Rows from a dataset
(begin)

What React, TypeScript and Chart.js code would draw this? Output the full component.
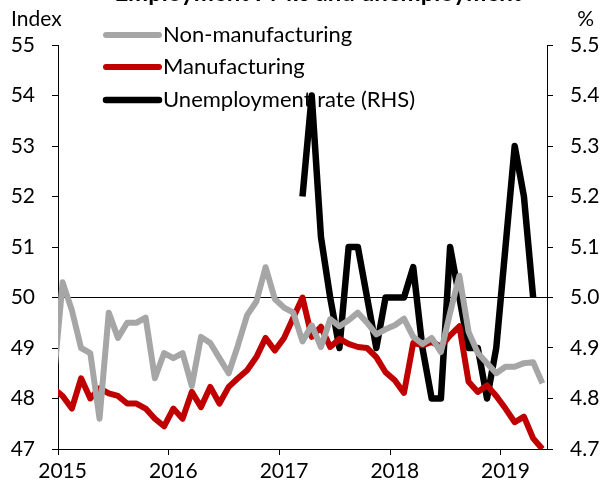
import React, { useEffect, useRef } from 'react';
import { Chart, registerables } from 'chart.js';

Chart.register(...registerables);

// Months: Dec 2014 .. May 2019 (index 0 = Dec 2014)
const months: string[] = (() => {
  const out: string[] = [];
  for (let y = 2014; y <= 2019; y++) {
    for (let m = 1; m <= 12; m++) {
      if (y === 2014 && m < 12) continue;
      if (y === 2019 && m > 5) continue;
      out.push(`${y}-${String(m).padStart(2, '0')}`);
    }
  }
  return out;
})();

const yearLabels = ['2015', '2016', '2017', '2018', '2019'];
const yearTickPositions = [0.5, 12.5, 24.5, 36.5, 48.5];
const leftTicks = [47, 48, 49, 50, 51, 52, 53, 54, 55];
const rightTicks = [4.7, 4.8, 4.9, 5.0, 5.1, 5.2, 5.3, 5.4, 5.5];

const nonManufacturing: number[] = [
  48.3,
  50.3, 49.75, 49.0, 48.9, 47.6, 49.7, 49.2, 49.5, 49.5, 49.6, 48.4, 48.9,
  48.8, 48.9, 48.25, 49.22, 49.1, 48.8, 48.5, 49.05, 49.65, 49.92, 50.6, 49.97,
  49.8, 49.7, 49.13, 49.45, 49.02, 49.57, 49.43, 49.55, 49.7, 49.5, 49.27, 49.37,
  49.45, 49.58, 49.22, 49.08, 49.2, 48.92, 49.7, 50.43, 49.32, 48.9, 48.7, 48.5,
  48.63, 48.63, 48.7, 48.72, 48.3,
];

const manufacturing: number[] = [
  48.2,
  48.05, 47.8, 48.4, 48.0, 48.2, 48.1, 48.05, 47.9, 47.9, 47.8, 47.6, 47.45,
  47.8, 47.6, 48.13, 47.83, 48.23, 47.9, 48.23, 48.4, 48.56, 48.82, 49.2, 48.95,
  49.2, 49.6, 50.0, 49.22, 49.42, 49.02, 49.18, 49.08, 49.02, 49.0, 48.82, 48.52,
  48.36, 48.11, 49.1, 49.05, 49.12, 49.03, 49.25, 49.43, 48.33, 48.13, 48.26, 48.05,
  47.8, 47.53, 47.64, 47.21, 47.0,
];

const unemploymentRate: (number | null)[] = [
  null,
  null, null, null, null, null, null, null, null, null, null, null, null,
  null, null, null, null, null, null, null, null, null, null, null, null,
  null, null, 5.2, 5.4, 5.12, 5.0, 4.9, 5.1, 5.1, 5.0, 4.9, 5.0,
  5.0, 5.0, 5.06, 4.9, 4.8, 4.8, 5.1, 5.0, 4.9, 4.9, 4.8, 4.9,
  5.1, 5.3, 5.2, 5.0, null,
];

const legendItems = [
  { label: 'Non-manufacturing', color: '#A6A6A6', width: 6 },
  { label: 'Manufacturing', color: '#C00000', width: 6 },
  { label: 'Unemployment rate (RHS)', color: '#000000', width: 6.5 },
];

const titleText = 'Employment PMIs and unemployment';
const FONT = 'Lato, "Open Sans", sans-serif';

const toPoints = (arr: (number | null)[]) =>
  arr.map((v, i) => ({ x: i, y: v })).filter((p) => p.y !== null);

export default function App() {
  const ref = useRef<HTMLCanvasElement | null>(null);

  useEffect(() => {
    if (!ref.current) return;

    const decor = {
      id: 'decor',
      beforeDatasetsDraw(chart: any) {
        const ctx = chart.ctx;
        ctx.save();
        const rows = [35, 67, 100];
        legendItems.forEach((it, k) => {
          const y = rows[k];
          ctx.strokeStyle = it.color;
          ctx.lineWidth = it.width;
          ctx.lineCap = 'round';
          ctx.beginPath();
          ctx.moveTo(106, y);
          ctx.lineTo(159, y);
          ctx.stroke();
          ctx.fillStyle = '#000';
          ctx.font = `22px ${FONT}`;
          ctx.textBaseline = 'middle';
          ctx.textAlign = 'left';
          ctx.fillText(it.label, 163, y);
        });
        ctx.restore();
      },
      afterDraw(chart: any) {
        const ctx = chart.ctx;
        ctx.save();
        ctx.fillStyle = '#000';
        ctx.font = `21px ${FONT}`;
        ctx.textBaseline = 'middle';
        ctx.textAlign = 'left';
        ctx.fillText('Index', 11, 19);
        ctx.textAlign = 'right';
        ctx.fillText('%', 594, 19);
        ctx.font = `bold 24px ${FONT}`;
        ctx.textAlign = 'center';
        ctx.textBaseline = 'alphabetic';
        ctx.fillText(titleText, 318, 1);
        ctx.restore();
      },
    };

    const chart = new Chart(ref.current, {
      type: 'line',
      data: {
        labels: months,
        datasets: [
          {
            label: 'Non-manufacturing',
            data: toPoints(nonManufacturing) as any,
            borderColor: '#A6A6A6',
            borderWidth: 6,
            pointRadius: 0,
            borderJoinStyle: 'round',
            yAxisID: 'y',
            clip: 0 as any,
          },
          {
            label: 'Manufacturing',
            data: toPoints(manufacturing) as any,
            borderColor: '#C00000',
            borderWidth: 6,
            pointRadius: 0,
            borderJoinStyle: 'round',
            yAxisID: 'y',
            clip: 0 as any,
          },
          {
            label: 'Unemployment rate (RHS)',
            data: toPoints(unemploymentRate) as any,
            borderColor: '#000000',
            borderWidth: 6.5,
            pointRadius: 0,
            borderJoinStyle: 'round',
            yAxisID: 'y2',
            clip: 0 as any,
          },
        ],
      },
      options: {
        animation: false,
        responsive: false,
        layout: { padding: { top: 45, left: 0, right: 0, bottom: 0 } },
        plugins: { legend: { display: false }, tooltip: { enabled: false } },
        scales: {
          x: {
            type: 'linear',
            min: 0.5,
            max: 53.5,
            afterBuildTicks: (scale: any) => {
              scale.ticks = yearTickPositions.map((value) => ({ value }));
            },
            afterFit: (scale: any) => {
              scale.height = 40;
            },
            ticks: {
              autoSkip: false,
              maxRotation: 0,
              labelOffset: 4.6,
              padding: 4,
              color: '#000',
              font: { family: FONT, size: 21 },
              callback: (_v: any, idx: number) => yearLabels[idx],
            },
            grid: {
              drawOnChartArea: false,
              drawTicks: true,
              tickLength: 6,
              color: '#000',
            },
            border: { display: true, color: '#000', width: 1 },
          },
          y: {
            position: 'left',
            min: 47,
            max: 55,
            afterBuildTicks: (scale: any) => {
              scale.ticks = leftTicks.map((value) => ({ value }));
            },
            afterFit: (scale: any) => {
              scale.width = 58;
            },
            ticks: {
              padding: 17,
              color: '#000',
              font: { family: FONT, size: 21 },
              callback: (v: any) => String(v),
            },
            grid: {
              drawOnChartArea: true,
              color: (ctx: any) => (ctx.tick && ctx.tick.value === 50 ? '#000' : 'rgba(0,0,0,0)'),
              tickColor: '#000',
              tickLength: 6,
              lineWidth: 1,
            },
            border: { display: true, color: '#000', width: 1 },
          },
          y2: {
            position: 'right',
            min: 4.7,
            max: 5.5,
            afterBuildTicks: (scale: any) => {
              scale.ticks = rightTicks.map((value) => ({ value }));
            },
            afterFit: (scale: any) => {
              scale.width = 54;
            },
            ticks: {
              padding: 17,
              color: '#000',
              font: { family: FONT, size: 21 },
              callback: (v: any) => Number(v).toFixed(1),
            },
            grid: {
              drawOnChartArea: false,
              color: '#000',
              tickLength: 6,
            },
            border: { display: true, color: '#000', width: 1 },
          },
        },
      },
      plugins: [decor],
    } as any);

    return () => chart.destroy();
  }, []);

  return (
    <div style={{ position: 'fixed', left: 0, top: 0, width: 601, height: 489, background: '#fff' }}>
      <canvas ref={ref} width={601} height={489} style={{ display: 'block' }} />
    </div>
  );
}
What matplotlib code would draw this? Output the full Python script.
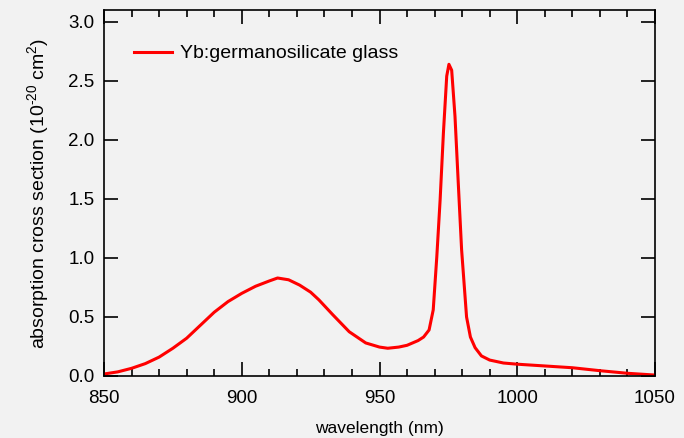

(end)

Quote the entries above word for word. Leave the images out.

What React, TypeScript and Chart.js code would draw this? Output the full component.
import React, { useEffect, useRef } from 'react';
import { Chart, registerables } from 'chart.js';

Chart.register(...registerables);

// Months: Dec 2014 .. May 2019 (index 0 = Dec 2014)
const months: string[] = (() => {
  const out: string[] = [];
  for (let y = 2014; y <= 2019; y++) {
    for (let m = 1; m <= 12; m++) {
      if (y === 2014 && m < 12) continue;
      if (y === 2019 && m > 5) continue;
      out.push(`${y}-${String(m).padStart(2, '0')}`);
    }
  }
  return out;
})();

const yearLabels = ['2015', '2016', '2017', '2018', '2019'];
const yearTickPositions = [0.5, 12.5, 24.5, 36.5, 48.5];
const leftTicks = [47, 48, 49, 50, 51, 52, 53, 54, 55];
const rightTicks = [4.7, 4.8, 4.9, 5.0, 5.1, 5.2, 5.3, 5.4, 5.5];

const nonManufacturing: number[] = [
  48.3,
  50.3, 49.75, 49.0, 48.9, 47.6, 49.7, 49.2, 49.5, 49.5, 49.6, 48.4, 48.9,
  48.8, 48.9, 48.25, 49.22, 49.1, 48.8, 48.5, 49.05, 49.65, 49.92, 50.6, 49.97,
  49.8, 49.7, 49.13, 49.45, 49.02, 49.57, 49.43, 49.55, 49.7, 49.5, 49.27, 49.37,
  49.45, 49.58, 49.22, 49.08, 49.2, 48.92, 49.7, 50.43, 49.32, 48.9, 48.7, 48.5,
  48.63, 48.63, 48.7, 48.72, 48.3,
];

const manufacturing: number[] = [
  48.2,
  48.05, 47.8, 48.4, 48.0, 48.2, 48.1, 48.05, 47.9, 47.9, 47.8, 47.6, 47.45,
  47.8, 47.6, 48.13, 47.83, 48.23, 47.9, 48.23, 48.4, 48.56, 48.82, 49.2, 48.95,
  49.2, 49.6, 50.0, 49.22, 49.42, 49.02, 49.18, 49.08, 49.02, 49.0, 48.82, 48.52,
  48.36, 48.11, 49.1, 49.05, 49.12, 49.03, 49.25, 49.43, 48.33, 48.13, 48.26, 48.05,
  47.8, 47.53, 47.64, 47.21, 47.0,
];

const unemploymentRate: (number | null)[] = [
  null,
  null, null, null, null, null, null, null, null, null, null, null, null,
  null, null, null, null, null, null, null, null, null, null, null, null,
  null, null, 5.2, 5.4, 5.12, 5.0, 4.9, 5.1, 5.1, 5.0, 4.9, 5.0,
  5.0, 5.0, 5.06, 4.9, 4.8, 4.8, 5.1, 5.0, 4.9, 4.9, 4.8, 4.9,
  5.1, 5.3, 5.2, 5.0, null,
];

const legendItems = [
  { label: 'Non-manufacturing', color: '#A6A6A6', width: 6 },
  { label: 'Manufacturing', color: '#C00000', width: 6 },
  { label: 'Unemployment rate (RHS)', color: '#000000', width: 6.5 },
];

const titleText = 'Employment PMIs and unemployment';
const FONT = 'Lato, "Open Sans", sans-serif';

const toPoints = (arr: (number | null)[]) =>
  arr.map((v, i) => ({ x: i, y: v })).filter((p) => p.y !== null);

export default function App() {
  const ref = useRef<HTMLCanvasElement | null>(null);

  useEffect(() => {
    if (!ref.current) return;

    const decor = {
      id: 'decor',
      beforeDatasetsDraw(chart: any) {
        const ctx = chart.ctx;
        ctx.save();
        const rows = [35, 67, 100];
        legendItems.forEach((it, k) => {
          const y = rows[k];
          ctx.strokeStyle = it.color;
          ctx.lineWidth = it.width;
          ctx.lineCap = 'round';
          ctx.beginPath();
          ctx.moveTo(106, y);
          ctx.lineTo(159, y);
          ctx.stroke();
          ctx.fillStyle = '#000';
          ctx.font = `22px ${FONT}`;
          ctx.textBaseline = 'middle';
          ctx.textAlign = 'left';
          ctx.fillText(it.label, 163, y);
        });
        ctx.restore();
      },
      afterDraw(chart: any) {
        const ctx = chart.ctx;
        ctx.save();
        ctx.fillStyle = '#000';
        ctx.font = `21px ${FONT}`;
        ctx.textBaseline = 'middle';
        ctx.textAlign = 'left';
        ctx.fillText('Index', 11, 19);
        ctx.textAlign = 'right';
        ctx.fillText('%', 594, 19);
        ctx.font = `bold 24px ${FONT}`;
        ctx.textAlign = 'center';
        ctx.textBaseline = 'alphabetic';
        ctx.fillText(titleText, 318, 1);
        ctx.restore();
      },
    };

    const chart = new Chart(ref.current, {
      type: 'line',
      data: {
        labels: months,
        datasets: [
          {
            label: 'Non-manufacturing',
            data: toPoints(nonManufacturing) as any,
            borderColor: '#A6A6A6',
            borderWidth: 6,
            pointRadius: 0,
            borderJoinStyle: 'round',
            yAxisID: 'y',
            clip: 0 as any,
          },
          {
            label: 'Manufacturing',
            data: toPoints(manufacturing) as any,
            borderColor: '#C00000',
            borderWidth: 6,
            pointRadius: 0,
            borderJoinStyle: 'round',
            yAxisID: 'y',
            clip: 0 as any,
          },
          {
            label: 'Unemployment rate (RHS)',
            data: toPoints(unemploymentRate) as any,
            borderColor: '#000000',
            borderWidth: 6.5,
            pointRadius: 0,
            borderJoinStyle: 'round',
            yAxisID: 'y2',
            clip: 0 as any,
          },
        ],
      },
      options: {
        animation: false,
        responsive: false,
        layout: { padding: { top: 45, left: 0, right: 0, bottom: 0 } },
        plugins: { legend: { display: false }, tooltip: { enabled: false } },
        scales: {
          x: {
            type: 'linear',
            min: 0.5,
            max: 53.5,
            afterBuildTicks: (scale: any) => {
              scale.ticks = yearTickPositions.map((value) => ({ value }));
            },
            afterFit: (scale: any) => {
              scale.height = 40;
            },
            ticks: {
              autoSkip: false,
              maxRotation: 0,
              labelOffset: 4.6,
              padding: 4,
              color: '#000',
              font: { family: FONT, size: 21 },
              callback: (_v: any, idx: number) => yearLabels[idx],
            },
            grid: {
              drawOnChartArea: false,
              drawTicks: true,
              tickLength: 6,
              color: '#000',
            },
            border: { display: true, color: '#000', width: 1 },
          },
          y: {
            position: 'left',
            min: 47,
            max: 55,
            afterBuildTicks: (scale: any) => {
              scale.ticks = leftTicks.map((value) => ({ value }));
            },
            afterFit: (scale: any) => {
              scale.width = 58;
            },
            ticks: {
              padding: 17,
              color: '#000',
              font: { family: FONT, size: 21 },
              callback: (v: any) => String(v),
            },
            grid: {
              drawOnChartArea: true,
              color: (ctx: any) => (ctx.tick && ctx.tick.value === 50 ? '#000' : 'rgba(0,0,0,0)'),
              tickColor: '#000',
              tickLength: 6,
              lineWidth: 1,
            },
            border: { display: true, color: '#000', width: 1 },
          },
          y2: {
            position: 'right',
            min: 4.7,
            max: 5.5,
            afterBuildTicks: (scale: any) => {
              scale.ticks = rightTicks.map((value) => ({ value }));
            },
            afterFit: (scale: any) => {
              scale.width = 54;
            },
            ticks: {
              padding: 17,
              color: '#000',
              font: { family: FONT, size: 21 },
              callback: (v: any) => Number(v).toFixed(1),
            },
            grid: {
              drawOnChartArea: false,
              color: '#000',
              tickLength: 6,
            },
            border: { display: true, color: '#000', width: 1 },
          },
        },
      },
      plugins: [decor],
    } as any);

    return () => chart.destroy();
  }, []);

  return (
    <div style={{ position: 'fixed', left: 0, top: 0, width: 601, height: 489, background: '#fff' }}>
      <canvas ref={ref} width={601} height={489} style={{ display: 'block' }} />
    </div>
  );
}
What matplotlib code would draw this? Output the full Python script.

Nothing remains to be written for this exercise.